John Gill's Exposition of the Whole Bible
Ezekiel 39:4
Thou shalt fall upon the mountains of Israel,.... Be slain, and his carcass lie there; so the Targum,
"upon the mountains of the land of Israel thy carcass shall be cast:''
thou and all thy bands, and the people that is with thee; Gog and his army, auxiliaries and allies:
I will give thee to the ravenous birds of every sort, and to the beasts of the field to be devoured: a great part of his army being slain, should not be buried, but be devoured by birds of prey, and savage beasts; such as eagles and vultures of the former sort, and lions, bears, wolves, c. of the latter.
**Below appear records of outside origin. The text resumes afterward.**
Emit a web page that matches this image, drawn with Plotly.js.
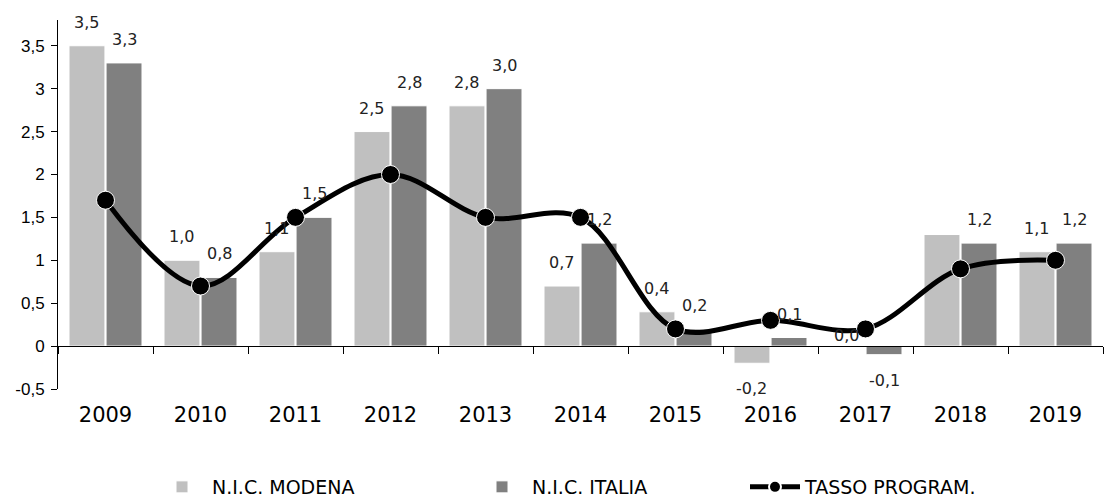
<!DOCTYPE html>
<html>
<head>
<meta charset="utf-8">
<script src="https://cdn.plot.ly/plotly-3.0.1.min.js"></script>
<style>html,body{margin:0;padding:0;background:#fff;}#chart{width:1104px;height:497px;}</style>
</head>
<body>
<div id="chart"></div>
<script>
const years = ['2009','2010','2011','2012','2013','2014','2015','2016','2017','2018','2019'];
const nicModena = [3.5, 1.0, 1.1, 2.5, 2.8, 0.7, 0.4, -0.2, 0.0, 1.3, 1.1];
const nicItalia = [3.3, 0.8, 1.5, 2.8, 3.0, 1.2, 0.2, 0.1, -0.1, 1.2, 1.2];
const tassoProgram = [1.7, 0.7, 1.5, 2.0, 1.5, 1.5, 0.2, 0.3, 0.2, 0.9, 1.0];
const modenaLabels = ['3,5','1,0','1,1','2,5','2,8','0,7','0,4','-0,2','0,0','','1,1'];
const italiaLabels = ['3,3','0,8','1,5','2,8','3,0','1,2','0,2','0,1','-0,1','1,2','1,2'];
const yTicks = [-0.5, 0, 0.5, 1, 1.5, 2, 2.5, 3, 3.5];
const yTickText = ['-0,5','0','0,5','1','1,5','2','2,5','3','3,5'];

const verdana = '"DejaVu Sans", Verdana, sans-serif';
const arial = '"Liberation Sans", Arial, sans-serif';
const colModena = '#c0c0c0', colItalia = '#808080';

const W = 1104, H = 497;
const margin = {l: 58, r: 1, t: 20, b: 108, autoexpand: false};
const bargap = 0.22;
const plotW = W - margin.l - margin.r;
const plotH = H - margin.t - margin.b;
const barOffset = plotW / years.length * (1 - bargap) / 4;

const traces = [
  {type: 'bar', name: 'N.I.C. MODENA', x: years, y: nicModena, legend: 'legend',
   marker: {color: colModena, line: {color: '#ffffff', width: 1}}, hoverinfo: 'y'},
  {type: 'bar', name: 'N.I.C. ITALIA', x: years, y: nicItalia, legend: 'legend2',
   marker: {color: colItalia, line: {color: '#ffffff', width: 1}}, hoverinfo: 'y'},
  {type: 'scatter', mode: 'lines+markers', name: 'TASSO PROGRAM.', x: years, y: tassoProgram,
   legend: 'legend3',
   line: {color: '#000', width: 5, shape: 'spline', smoothing: 1},
   marker: {color: '#000', size: 18, line: {color: '#fff', width: 1}}, cliponaxis: false}
];

function labelAnns(values, labels, side) {
  const out = [];
  values.forEach((v, i) => {
    if (labels[i] === '') return;
    out.push({
      x: i, y: v, xref: 'x', yref: 'y', text: labels[i], showarrow: false,
      xshift: side * barOffset,
      yanchor: v < 0 ? 'top' : 'bottom',
      yshift: v > 0 ? 12 : (v < 0 ? -14 : -1),
      font: {family: verdana, size: 16, color: '#222'}
    });
  });
  return out;
}
const annotations = labelAnns(nicModena, modenaLabels, -1).concat(labelAnns(nicItalia, italiaLabels, 1));

const yMin = -0.5, yMax = 3.8;
const legendY = -(487 - (H - margin.b)) / plotH;
const legendX = px => (px - margin.l) / plotW;
const legendBase = {orientation: 'h', xanchor: 'left', y: legendY, yanchor: 'middle',
  itemwidth: 50, font: {family: verdana, size: 19, color: '#000'}, bgcolor: 'rgba(0,0,0,0)'};

const layout = {
  width: W, height: H, margin: margin,
  paper_bgcolor: '#fff', plot_bgcolor: '#fff',
  barmode: 'group', bargap: bargap, bargroupgap: 0.03,
  showlegend: true,
  legend: Object.assign({}, legendBase, {x: legendX(152)}),
  legend2: Object.assign({}, legendBase, {x: legendX(472)}),
  legend3: Object.assign({}, legendBase, {x: legendX(745), itemsizing: 'constant'}),
  annotations: annotations,
  xaxis: {type: 'category', range: [-0.5, years.length - 0.5], fixedrange: true,
          anchor: 'free', position: (0 - yMin) / (yMax - yMin),
          showline: true, linecolor: '#000', linewidth: 1,
          ticks: 'outside', tickson: 'boundaries', ticklen: 7, tickcolor: '#000',
          ticklabelstandoff: 50, showgrid: false, zeroline: false,
          tickfont: {family: verdana, size: 21, color: '#000'}},
  yaxis: {range: [yMin, yMax], tickmode: 'array', tickvals: yTicks, ticktext: yTickText,
          showline: true, linecolor: '#000', linewidth: 1, ticks: 'outside', ticklen: 6,
          ticklabelstandoff: 3, tickcolor: '#000', showgrid: false, zeroline: false,
          tickfont: {family: arial, size: 17, color: '#000'}}
};

Plotly.newPlot('chart', traces, layout, {displayModeBar: false, staticPlot: true});
</script>
</body>
</html>
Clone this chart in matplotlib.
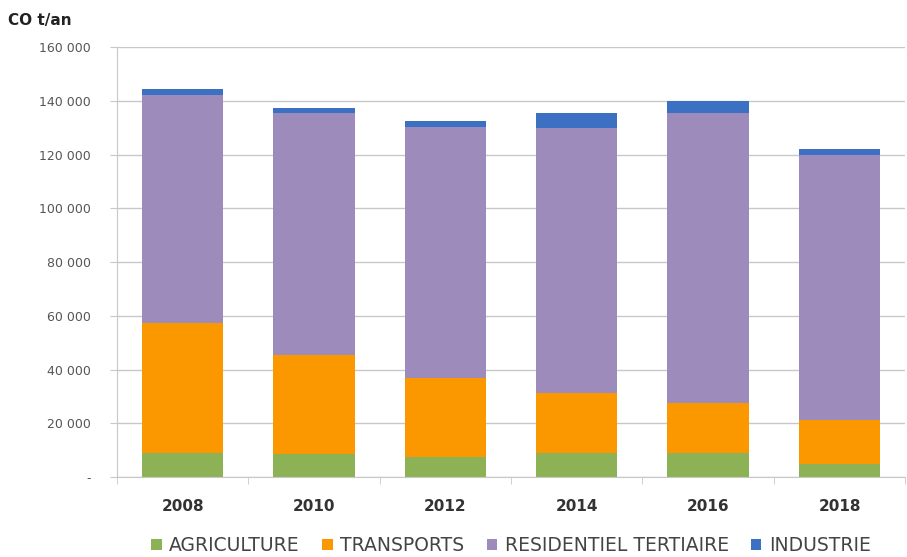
import numpy as np
import matplotlib.pyplot as plt
from matplotlib.ticker import FuncFormatter, FixedLocator

# Données (t/an)
annees = ['2008', '2010', '2012', '2014', '2016', '2018']
agriculture = [8800, 8500, 7600, 9000, 9000, 5000]
transports = [48400, 36900, 29100, 22100, 18400, 16200]
residentiel = [84900, 89900, 93600, 98600, 107900, 98600]
industrie = [2200, 1900, 2300, 5600, 4700, 2100]

series = [
    ('AGRICULTURE', agriculture, '#8db255'),
    ('TRANSPORTS', transports, '#fb9800'),
    ('RESIDENTIEL TERTIAIRE', residentiel, '#9d8bbc'),
    ('INDUSTRIE', industrie, '#3b70c2'),
]

fig = plt.figure(figsize=(9.07, 5.57), dpi=100)
ax = fig.add_axes([0.129, 0.1436, 0.869, 0.772])

x = np.arange(len(annees))
bottom = np.zeros(len(annees))
for nom, vals, col in series:
    ax.bar(x, vals, width=0.62, bottom=bottom, color=col, label=nom, zorder=2)
    bottom += np.array(vals)

ax.set_xlim(-0.5, len(annees) - 0.5)
ax.set_ylim(0, 160000)
ax.set_yticks(np.arange(0, 160001, 20000))

def fmt(v, pos):
    if v == 0:
        return '-'
    return f'{int(v):,}'.replace(',', ' ')

ax.yaxis.set_major_formatter(FuncFormatter(fmt))
ax.grid(axis='y', color='#c8c8c8', linewidth=1, zorder=0)

for s in ['top', 'right']:
    ax.spines[s].set_visible(False)
ax.spines['left'].set_color('#c8c8c8')
ax.spines['bottom'].set_color('#c8c8c8')

ax.tick_params(axis='y', length=5, color='#c8c8c8', labelsize=9, labelcolor='#555555', pad=14)
ax.set_xticks(x)
ax.set_xticklabels(annees, fontsize=11, fontweight='bold', color='#333333')
ax.tick_params(axis='x', length=0, pad=16)
ax.xaxis.set_minor_locator(FixedLocator(np.arange(-0.5, len(annees), 1.0)))
ax.tick_params(axis='x', which='minor', length=5, color='#c8c8c8')

fig.text(0.009, 0.955, 'CO t/an', fontsize=11, fontweight='bold', color='#222222')

ax.legend(loc='center', bbox_to_anchor=(0.5, -0.16), ncol=4, frameon=False,
          fontsize=13.5, handlelength=0.55, handleheight=0.55, handletextpad=0.4,
          columnspacing=1.2, labelcolor='#444444', borderpad=0)

fig.savefig('out.png', dpi=100)
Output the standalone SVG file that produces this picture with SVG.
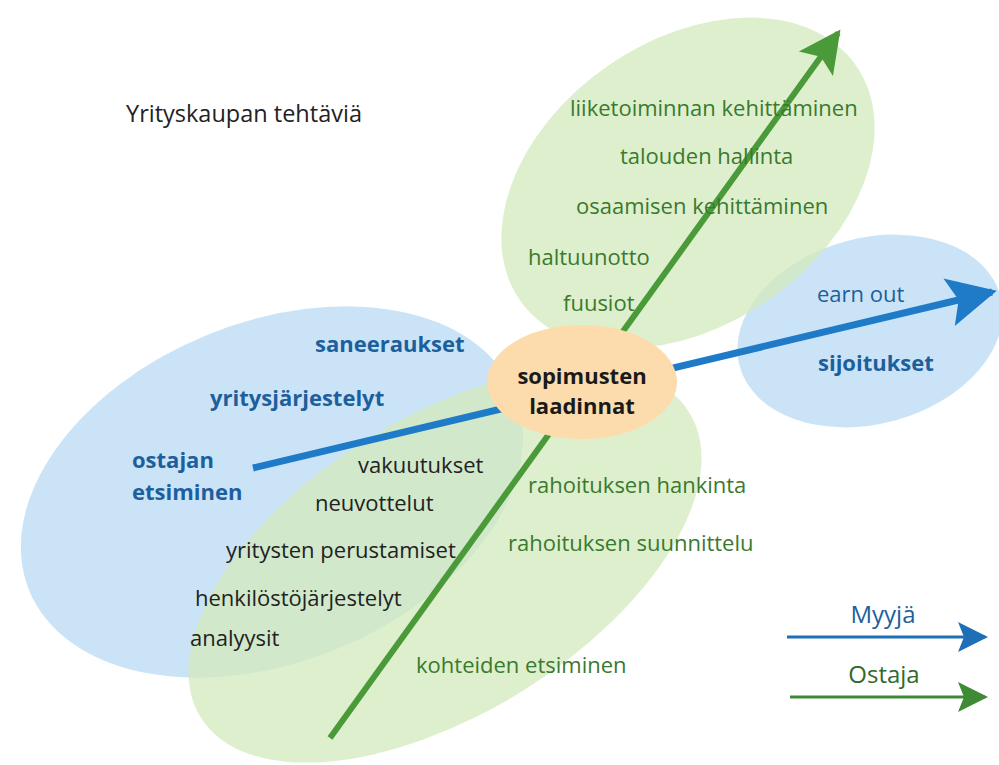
<svg xmlns="http://www.w3.org/2000/svg" width="999" height="765" viewBox="0 0 999 765">
<style>
.t{font-family:"Open Sans","Noto Sans","Liberation Sans",sans-serif;font-size:22px}
.g{fill:#3a7a2e}
.b{fill:#1d5f9c;font-weight:bold}
.k{fill:#222}
.bl{fill:#1d5f9c}
.gE{fill:#d3eabc;opacity:0.75}
.bE{fill:#c2def5;opacity:0.85}
</style>
<defs>
<marker id="mb" viewBox="0 0 10 10" refX="9" refY="5" markerWidth="8" markerHeight="7" markerUnits="strokeWidth" orient="auto"><path d="M0,0 L10,5 L0,10 L2,5 Z" fill="#1f7bc8"/></marker>
<marker id="mg" viewBox="0 0 10 10" refX="9" refY="5" markerWidth="8" markerHeight="7" markerUnits="strokeWidth" orient="auto"><path d="M0,0 L10,5 L0,10 L2,5 Z" fill="#4a9a3a"/></marker>
<marker id="lb" viewBox="0 0 10 10" refX="9" refY="5" markerWidth="10" markerHeight="10" markerUnits="strokeWidth" orient="auto"><path d="M0,0 L10,5 L0,10 L2,5 Z" fill="#1f6fb8"/></marker>
<marker id="lg" viewBox="0 0 10 10" refX="9" refY="5" markerWidth="10" markerHeight="10" markerUnits="strokeWidth" orient="auto"><path d="M0,0 L10,5 L0,10 L2,5 Z" fill="#3e8a35"/></marker>
</defs>
<rect width="999" height="765" fill="#fff"/>
<g id="areas">
<ellipse id="blueLeft" class="bE" cx="272" cy="492" rx="262" ry="170" transform="rotate(-22 272 492)"/>
<ellipse id="blueRight" class="bE" cx="870" cy="331" rx="135" ry="93" transform="rotate(-15 870 331)"/>
<ellipse id="greenTop" class="gE" cx="688" cy="183" rx="205" ry="142" transform="rotate(-35 688 183)"/>
<ellipse id="greenBottom" class="gE" cx="445" cy="565" rx="288" ry="148" transform="rotate(-32 445 565)"/>
</g>
<g id="connectors">
<line x1="253" y1="468" x2="992" y2="292" stroke="#1f7bc8" stroke-width="7" marker-end="url(#mb)"/>
<line x1="330" y1="738" x2="838" y2="33" stroke="#4a9a3a" stroke-width="6" marker-end="url(#mg)"/>
</g>
<g id="center">
<ellipse cx="582" cy="382" rx="95" ry="57" fill="#fcdcac"/>
<text class="t" x="582" y="384" text-anchor="middle" font-weight="bold" fill="#1a1a1a">sopimusten</text>
<text class="t" x="582" y="414" text-anchor="middle" font-weight="bold" fill="#1a1a1a">laadinnat</text>
</g>
<g id="title"><text class="t k" x="126" y="122" style="font-size:23.5px">Yrityskaupan tehtäviä</text></g>
<g id="topGreen">
<text class="t g" x="570" y="116">liiketoiminnan kehittäminen</text>
<text class="t g" x="620" y="164">talouden hallinta</text>
<text class="t g" x="576" y="214">osaamisen kehittäminen</text>
<text class="t g" x="528" y="265">haltuunotto</text>
<text class="t g" x="563" y="311">fuusiot</text>
</g>
<g id="rightBlue">
<text class="t bl" x="817" y="302">earn out</text>
<text class="t b" x="818" y="371">sijoitukset</text>
</g>
<g id="leftBlue">
<text class="t b" x="315" y="352">saneeraukset</text>
<text class="t b" x="210" y="406">yritysjärjestelyt</text>
<text class="t b" x="132" y="468">ostajan</text>
<text class="t b" x="132" y="500">etsiminen</text>
</g>
<g id="overlap">
<text class="t k" x="358" y="473">vakuutukset</text>
<text class="t k" x="315" y="511">neuvottelut</text>
<text class="t k" x="226" y="558">yritysten perustamiset</text>
<text class="t k" x="195" y="606">henkilöstöjärjestelyt</text>
<text class="t k" x="190" y="646">analyysit</text>
</g>
<g id="bottomGreen">
<text class="t g" x="528" y="493">rahoituksen hankinta</text>
<text class="t g" x="508" y="551">rahoituksen suunnittelu</text>
<text class="t g" x="416" y="673">kohteiden etsiminen</text>
</g>
<g id="legend">
<line x1="787" y1="637" x2="985" y2="637" stroke="#1f6fb8" stroke-width="3" marker-end="url(#lb)"/>
<text class="t bl" x="883" y="623" text-anchor="middle" style="font-size:24px">Myyjä</text>
<line x1="790" y1="697" x2="985" y2="697" stroke="#3e8a35" stroke-width="3" marker-end="url(#lg)"/>
<text class="t" x="884" y="683" text-anchor="middle" fill="#2f6a2a" style="font-size:24px">Ostaja</text>
</g>
</svg>
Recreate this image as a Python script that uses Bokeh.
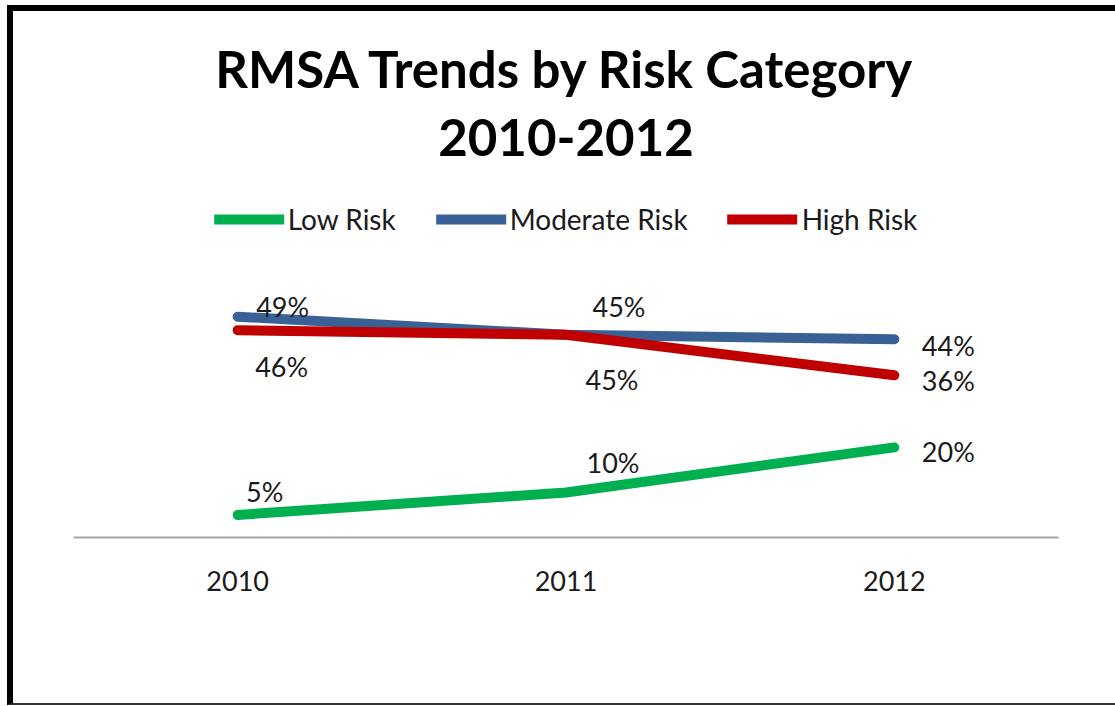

This was always reckoned a very sore judgment and dreadful calamity, not to have a burial, but to be exposed to birds and beasts of prey this was threatened to the Israelites, in case of disobedience to the law of God, Deuteronomy 28:26 and to the wicked Jews in the times of Jeremiah; and to that evil king of Judah, Jehoiakim, Jeremiah 16:4 and is lamented as one of the greatest evils that could befall good men, Psalms 79:2, and nothing was more dreadful among the Heathens themselves; hence Homer z, among the many calamities Achilles was the cause of to the Grecians, mentions this as one, that he was the means of giving the bodies of a great number of their heroes to the dogs, and to the fowls of the air; so Virgil a represents the want of a burial, and being left to be fed upon by birds of prey, as severe a punishment of a wicked man as can be wished for.
z Iliad. 1. l. 4, 5. a "----non te optima mater Condet humi, patriove onerrabit membra sepulchro Alitibus linquere feris". Aeneid. l. 10.